“La città” – Il viaggio onirico di Mario Levrero
Cosa fareste se vi trovaste improvvisamente in un posto che non conoscete, ma pensate di conoscere, o in una dimensione reale che è tutt’altro che reale, ma che disegna un quadro onirico inquietante e senza senso? Cosa fareste se all’improvviso foste – sì sempre voi, ma senza le vostre cose – all’interno di un posto sconosciuto, dalle strade infinite e senza confini? E se alla fine di questa lunga strada arrivaste in una città, che non è una città, dove tutti sanno tutto ma nessuno dice niente?
Questo è proprio ciò che accade al protagonista senza nome del libro “La città” (La Nuova Frontiera, Collana Il basilisco, pp. 152, euro 15) dello scrittore uruguaiano Mario Levrero, che si apre con le parole di Kafka, autore con una chiara influenza sull’opera levreriana. L’uomo arriva in una casa disabitata da tempo, appartenente ad altri, dove tutto sembra fermo e anche i mobili sono come fossilizzati dal tempo, non c’è luce elettrica e nessun altra comodità. L’uomo, che dovrà trascorrerci la notte, sconcertato, decide di uscire per comprare qualcosa da mangiare ma, colto da un improvviso acquazzone e disorientato, accetta un passaggio da un camionista e da una donna. A un certo punto e improvvisamente si ritroverà solo con la donna, in un luogo – a quanto pare una città, ma non c’è un cartello a indicarne il nome – senza confini precisi, con una stazione di servizio e qualche vecchio edificio; dove non passano automobili, dove vige un rigido regolamento e dove incontrerà un uomo che gli farà un po’ da bussola, ma neanche troppo.

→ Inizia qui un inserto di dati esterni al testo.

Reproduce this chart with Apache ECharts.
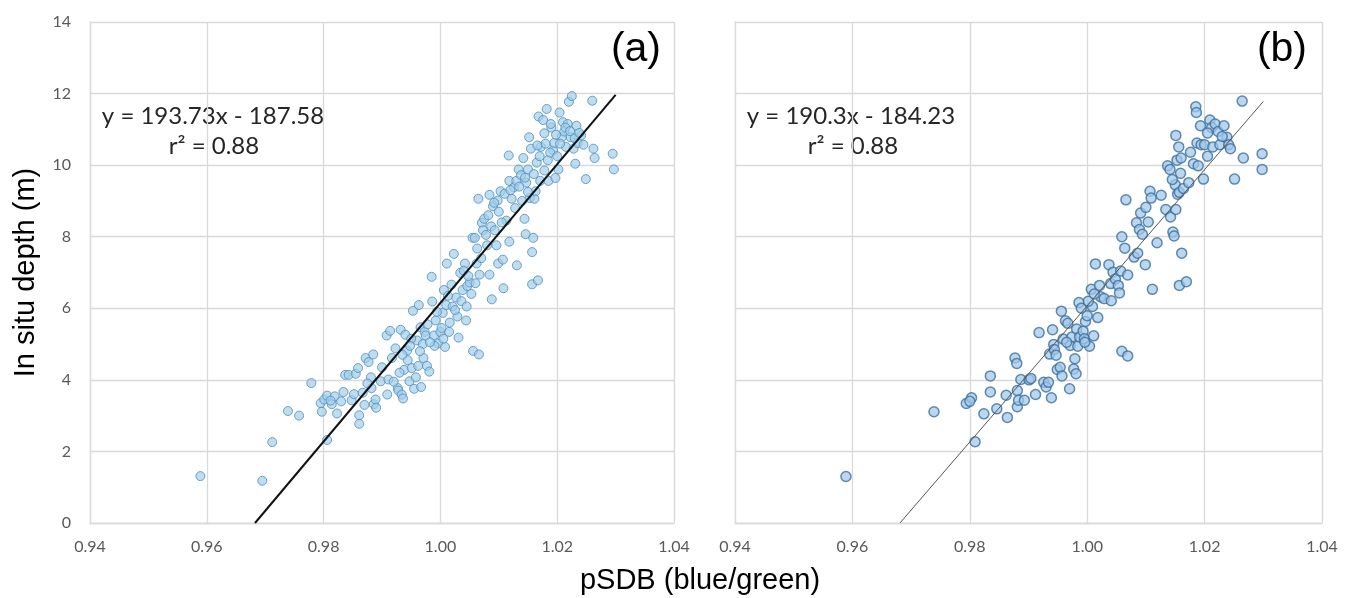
<!DOCTYPE html>
<html>
<head>
<meta charset="utf-8">
<script src="https://cdn.jsdelivr.net/npm/echarts@6/dist/echarts.min.js"></script>
<style>
  html, body { margin: 0; padding: 0; background: #fff; }
  #chart { width: 1355px; height: 598px; }
</style>
</head>
<body>
<div id="chart"></div>
<script>
// pSDB (blue/green) ratio vs. in situ depth, panel (a): all samples
const pointsA = [
  [0.9589,1.31],[0.9695,1.18],[0.9712,2.26],[0.9739,3.13],[0.9758,3.00],[0.9779,3.91],
  [0.9795,3.35],[0.9797,3.11],[0.9801,3.45],[0.9806,3.56],[0.9806,2.32],[0.9814,3.32],
  [0.9819,3.54],[0.9823,3.06],[0.9834,3.66],[0.9837,4.14],[0.9843,4.14],[0.9848,3.43],
  [0.9855,4.17],[0.9859,4.33],[0.9861,3.01],[0.9861,2.77],[0.9867,3.64],[0.9872,4.61],
  [0.9877,4.50],[0.9881,4.07],[0.9882,3.77],[0.9885,4.71],[0.9886,3.32],[0.9889,3.45],
  [0.9890,3.22],[0.9898,3.96],[0.9908,5.24],[0.9909,3.59],[0.9911,4.01],[0.9914,5.37],
  [0.9917,4.61],[0.9923,4.88],[0.9927,3.77],[0.9928,3.70],[0.9932,5.40],[0.9934,3.59],
  [0.9936,3.48],[0.9938,4.28],[0.9940,5.26],[0.9943,4.82],[0.9947,3.96],[0.9951,4.33],
  [0.9953,5.93],[0.9955,3.75],[0.9958,4.07],[0.9962,4.39],[0.9963,6.09],[0.9966,5.47],
  [0.9967,3.80],[0.9971,4.61],[0.9973,5.34],[0.9975,5.24],[0.9977,4.39],[0.9981,4.23],
  [0.9985,6.88],[0.9986,6.19],[0.9989,5.24],[0.9992,5.66],[0.9996,5.02],[1.0000,5.34],
  [1.0004,5.87],[1.0006,6.51],[1.0008,4.92],[1.0010,6.09],[1.0011,7.25],[1.0015,5.34],
  [1.0019,6.66],[1.0023,7.52],[1.0027,6.30],[1.0029,5.77],[1.0031,5.18],[1.0034,6.99],
  [1.0038,6.51],[1.0042,7.25],[1.0044,5.66],[1.0046,6.62],[1.0050,6.72],[1.0053,6.40],
  [1.0055,7.97],[1.0056,4.81],[1.0059,7.97],[1.0062,7.25],[1.0063,7.67],[1.0065,9.06],
  [1.0066,4.71],[1.0067,6.94],[1.0071,8.39],[1.0073,8.18],[1.0075,8.50],[1.0080,7.76],
  [1.0084,6.94],[1.0084,9.17],[1.0087,8.29],[1.0088,6.25],[1.0090,8.85],[1.0093,8.18],
  [1.0096,7.76],[1.0098,9.01],[1.0099,7.25],[1.0103,9.27],[1.0107,7.36],[1.0108,6.56],
  [1.0113,8.45],[1.0117,10.27],[1.0118,7.86],[1.0118,9.56],[1.0122,9.06],[1.0126,9.38],
  [1.0130,9.56],[1.0131,7.20],[1.0134,9.88],[1.0138,9.72],[1.0142,10.20],[1.0144,8.50],
  [1.0146,8.07],[1.0147,9.51],[1.0150,9.88],[1.0152,10.78],[1.0153,9.08],[1.0155,10.46],
  [1.0157,7.57],[1.0157,6.67],[1.0159,7.97],[1.0161,9.06],[1.0163,9.27],[1.0165,10.07],
  [1.0167,6.78],[1.0168,11.36],[1.0171,9.56],[1.0172,10.51],[1.0176,11.26],[1.0178,10.89],
  [1.0182,11.57],[1.0184,10.14],[1.0185,9.56],[1.0190,11.05],[1.0193,10.41],[1.0195,10.62],
  [1.0197,9.64],[1.0202,9.88],[1.0204,11.47],[1.0208,10.78],[1.0210,11.20],[1.0212,10.94],
  [1.0215,10.51],[1.0218,11.15],[1.0220,11.77],[1.0223,10.78],[1.0225,11.93],[1.0228,10.46],
  [1.0231,10.04],[1.0233,11.10],[1.0235,10.62],[1.0241,10.83],[1.0245,10.57],[1.0249,9.61],
  [1.0260,11.80],[1.0262,10.46],[1.0264,10.20],[1.0295,10.32],[1.0297,9.88],
  // denser parts of the cloud
  [0.9960,5.10],[0.9978,5.55],[0.9994,5.90],[1.0002,5.45],[1.0013,6.35],[1.0021,6.05],
  [1.0036,6.20],[1.0040,7.05],[1.0048,6.90],[0.9990,4.95],[0.9970,5.00],[0.9950,5.15],
  [0.9944,4.55],[0.9930,4.20],[0.9920,3.95],[1.0078,8.05],[1.0082,8.60],[1.0092,8.95],
  [1.0100,8.70],[1.0110,9.20],[1.0120,9.30],[1.0135,9.40],[1.0140,9.00],[1.0150,9.25],
  [1.0160,9.75],[1.0170,10.25],[1.0180,10.60],[1.0188,10.35],[1.0198,10.85],[1.0205,10.60],
  [1.0214,11.05],[1.0222,10.95],[1.0230,10.75],[1.0238,10.90],[1.0200,10.25],[1.0189,11.15],
  [1.0178,9.85],[1.0166,10.55],[1.0145,9.65],[1.0128,8.80],[1.0105,8.40],[1.0070,7.40],
  [1.0060,6.70],[1.0045,6.05],[1.0025,5.95],[1.0016,5.60],[1.0005,5.15],[0.9982,5.05],
  [0.9965,4.80],[0.9948,4.95],[0.9935,4.70],[0.9900,4.35],[0.9875,3.90],[0.9852,3.60],
  [0.9830,3.40],[0.9812,3.42],[0.9870,3.30]
];

// panel (b): subset of samples
const pointsB = [
  [0.9589,1.30],[0.9739,3.11],[0.9809,2.27],[0.9794,3.34],[0.9803,3.50],[0.9800,3.40],
  [0.9824,3.05],[0.9835,4.11],[0.9835,3.66],[0.9846,3.19],[0.9862,3.57],[0.9864,2.95],
  [0.9877,4.61],[0.9880,4.46],[0.9881,3.70],[0.9881,3.25],[0.9883,3.43],[0.9887,4.01],
  [0.9893,3.43],[0.9901,4.00],[0.9904,4.04],[0.9912,3.59],[0.9918,5.32],[0.9926,3.93],
  [0.9930,3.80],[0.9934,3.93],[0.9936,4.72],[0.9939,3.50],[0.9941,5.40],[0.9943,4.99],
  [0.9944,4.85],[0.9947,4.69],[0.9949,4.29],[0.9954,4.35],[0.9956,5.92],[0.9957,4.11],
  [0.9959,5.14],[0.9963,5.65],[0.9967,5.58],[0.9970,3.75],[0.9971,4.96],[0.9974,5.20],
  [0.9977,4.30],[0.9979,4.59],[0.9981,4.17],[0.9982,5.42],[0.9984,4.94],[0.9986,6.16],
  [0.9987,5.20],[0.9990,6.00],[0.9993,5.36],[0.9995,5.15],[0.9997,5.63],[1.0000,5.79],
  [1.0004,4.94],[1.0007,6.53],[1.0009,6.05],[1.0011,5.23],[1.0014,7.24],[1.0018,5.74],
  [1.0021,6.64],[1.0023,6.32],[1.0029,6.27],[1.0037,7.22],[1.0040,6.69],[1.0041,6.21],
  [1.0044,7.01],[1.0048,6.82],[1.0053,6.64],[1.0055,6.43],[1.0057,7.04],[1.0059,8.00],
  [1.0059,4.80],[1.0064,7.68],[1.0066,9.03],[1.0069,6.93],[1.0069,4.67],[1.0080,7.43],
  [1.0084,8.39],[1.0086,7.54],[1.0089,8.20],[1.0091,8.66],[1.0094,8.07],[1.0099,7.22],
  [1.0100,8.82],[1.0104,8.41],[1.0107,9.27],[1.0109,9.08],[1.0111,6.53],[1.0119,7.83],
  [1.0126,9.16],[1.0134,8.76],[1.0137,9.98],[1.0141,9.88],[1.0142,8.55],[1.0146,8.13],
  [1.0148,8.02],[1.0150,9.45],[1.0151,8.76],[1.0151,10.83],[1.0153,10.14],[1.0154,9.19],
  [1.0156,10.51],[1.0157,9.24],[1.0157,6.64],[1.0159,9.77],[1.0161,7.54],[1.0164,9.35],
  [1.0169,6.74],[1.0173,9.51],[1.0176,10.36],[1.0181,10.04],[1.0185,11.63],[1.0186,11.47],
  [1.0187,10.62],[1.0189,9.98],[1.0193,11.10],[1.0194,10.57],[1.0198,9.61],[1.0200,10.57],
  [1.0205,10.25],[1.0209,11.26],[1.0212,11.05],[1.0214,10.51],[1.0218,11.15],[1.0223,10.94],
  [1.0226,10.57],[1.0233,11.10],[1.0238,10.78],[1.0241,10.57],[1.0244,10.46],[1.0251,9.61],
  [1.0264,11.79],[1.0266,10.20],[1.0298,10.32],[1.0298,9.88],
  [0.9996,5.05],[1.0002,6.20],[1.0012,6.40],[0.9965,5.05],[1.0145,9.60],[1.0160,10.20],
  [1.0205,10.90],[1.0230,10.80]
];

// Linear fits printed on each panel: [slope, intercept, r²]
const fitA = [193.73, -187.58, 0.88];
const fitB = [190.3, -184.23, 0.88];
const fitXmax = [1.03, 1.03];

const xTicks = [0.94, 0.96, 0.98, 1.00, 1.02, 1.04];
const yTicks = [0, 2, 4, 6, 8, 10, 12, 14];

function fitLine(fit, xMax) {
  const x0 = -fit[1] / fit[0];
  return [[x0, 0], [xMax, fit[0] * xMax + fit[1]]];
}
function fmtNum(v) { return (Math.round(v * 100) / 100).toString(); }
function eqText(fit) {
  return 'y = ' + fmtNum(fit[0]) + 'x - ' + fmtNum(-fit[1]);
}

const chart = echarts.init(document.getElementById('chart'), null, { renderer: 'canvas' });

const tickFont = { color: '#595959', fontSize: 16, fontFamily: 'Lato' };
const gridLine = { lineStyle: { color: '#d9d9d9', width: 1.3 } };
const noteFont = { fontSize: 24, fill: '#262626', fontFamily: 'Lato', align: 'center', verticalAlign: 'middle' };

function xAxisCfg(idx) {
  return {
    type: 'value', gridIndex: idx,
    min: xTicks[0], max: xTicks[xTicks.length - 1], interval: 0.02,
    axisLine: { show: true, lineStyle: { color: '#d9d9d9', width: 1.3 } },
    axisTick: { show: false },
    splitLine: Object.assign({ show: true }, gridLine),
    axisLabel: Object.assign({ margin: 16, formatter: v => v.toFixed(2) }, tickFont)
  };
}
function yAxisCfg(idx, showLabels) {
  return {
    type: 'value', gridIndex: idx,
    min: yTicks[0], max: yTicks[yTicks.length - 1], interval: 2,
    axisLine: { show: true, lineStyle: { color: '#d9d9d9', width: 1.3 } },
    axisTick: { show: false },
    splitLine: Object.assign({ show: true }, gridLine),
    axisLabel: Object.assign({ show: showLabels, margin: 19 }, tickFont),
    name: showLabels ? 'In situ depth (m)' : '',
    nameLocation: 'middle', nameGap: 50,
    nameTextStyle: { fontSize: 29, color: '#000', fontFamily: 'Liberation Sans' }
  };
}

const option = {
  animation: false,
  backgroundColor: '#fff',
  grid: [
    { left: 90, right: 681, top: 22, bottom: 75 },
    { left: 735, right: 33, top: 22, bottom: 75 }
  ],
  xAxis: [xAxisCfg(0), xAxisCfg(1)],
  yAxis: [yAxisCfg(0, true), yAxisCfg(1, false)],
  series: [
    {
      type: 'scatter', xAxisIndex: 0, yAxisIndex: 0, data: pointsA,
      symbolSize: 9,
      itemStyle: { color: 'rgba(160,205,235,0.85)', borderColor: '#4f8db8', borderWidth: 1 },
      z: 3
    },
    {
      type: 'line', xAxisIndex: 0, yAxisIndex: 0, data: fitLine(fitA, fitXmax[0]),
      symbol: 'none', lineStyle: { color: '#111', width: 2 }, z: 4
    },
    {
      type: 'scatter', xAxisIndex: 1, yAxisIndex: 1, data: pointsB,
      symbolSize: 10,
      itemStyle: { color: 'rgba(160,200,235,0.9)', borderColor: '#3d6f99', borderWidth: 1.5 },
      z: 3
    },
    {
      type: 'line', xAxisIndex: 1, yAxisIndex: 1, data: fitLine(fitB, fitXmax[1]),
      symbol: 'none', lineStyle: { color: '#555', width: 1 }, z: 4
    }
  ],
  graphic: [
    { type: 'text', x: 213, y: 116, style: Object.assign({ text: eqText(fitA) }, noteFont) },
    { type: 'text', x: 214, y: 146, style: Object.assign({ text: 'r² = ' + fitA[2].toFixed(2) }, noteFont) },
    { type: 'text', x: 851, y: 116, style: Object.assign({ text: eqText(fitB) }, noteFont) },
    { type: 'text', x: 853, y: 146, style: Object.assign({ text: 'r² = ' + fitB[2].toFixed(2) }, noteFont) },
    { type: 'text', x: 661, y: 50, style: { text: '(a)', fontSize: 41, fill: '#000', fontFamily: 'Liberation Sans', align: 'right', verticalAlign: 'middle' } },
    { type: 'text', x: 1307, y: 50, style: { text: '(b)', fontSize: 41, fill: '#000', fontFamily: 'Liberation Sans', align: 'right', verticalAlign: 'middle' } },
    { type: 'text', x: 700, y: 581, style: { text: 'pSDB (blue/green)', fontSize: 29, fill: '#000', fontFamily: 'Liberation Sans', align: 'center', verticalAlign: 'middle' } }
  ]
};

chart.setOption(option);
</script>
</body>
</html>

“Fu in quel momento che scoprii il timore che mi dominava. Da quanto tempo vivevo preoccupato per l’imprevisto? Forse da quando ero uscito di casa, in cerca del negozio; forse da molto prima, o da sempre”.
Un’atmosfera onirica, dove si vede solo ciò di cui si ha bisogno e si delineano solo i personaggi importanti, come Ana e l’impiegato Giménez, il resto è offuscato, quasi assente. Percorre, l’uomo, paesaggi ampi dove manca qualcosa da un punto di vista sia spaziale sia temporale, che riempiono l’animo di solitudine e spaesamento ma, sempre e comunque, lasciano la speranza esasperata di una destinazione, una città ipotetica inafferrabile, una geografia spoglia fino alla rivelazione di un unico luogo, un punto di destinazione: Montevideo.
Il lettore lotta tra l’avidità di continuare la lettura e l’impulso di abbandonarla sorpreso da un senso di inquietante attesa: un uomo si è perso. Aspettiamo che trovi le sue cose, che ritrovi la sua casa, che si riesca a fumare una sigaretta, che arrivi a compiere le azioni che desidera compiere, affronti tutti i contrattempi con calma e indifferenza, sentimenti però impossibili per il lettore, che viene invece colto da uno stato di apprensione, irrequietezza e curiosità allo stesso tempo. Scale, porte chiuse e oscurità, come un quadro di Escher, un’immagine impossibile composta da tante scene possibili.
“Non potevo allontanarmi da lì perché non sapevo dove andare…”
Ma è proprio questo il gioco architettato da Levrero, che fa sì che il lettore sia una parte attiva e necessaria di questo racconto, dove anche ciò che non ha senso serve a incastrare importanti tasselli per individuare un punto di arrivo. Entrambe le due parti di cui è composta questa storia si chiudono con un sonno nero e profondo “senza immagini né parole, senza pensieri”. La scrittura di Levrero si scardina in modo trasparente e senza imperfezioni, rivelando una brillante capacità nel distacco con la realtà per lasciare il posto a una immaginazione innovativa e alienante che analizza l’onirico e la psiche umana all’interno della sua “trilogia involontaria”: La ciudad, Paris e El lugar; ma che persisterà in tutta la sua produzione e che raggiungerà il culmine di meta riflessione nel suo libro postumo, La novela luminosa (2005).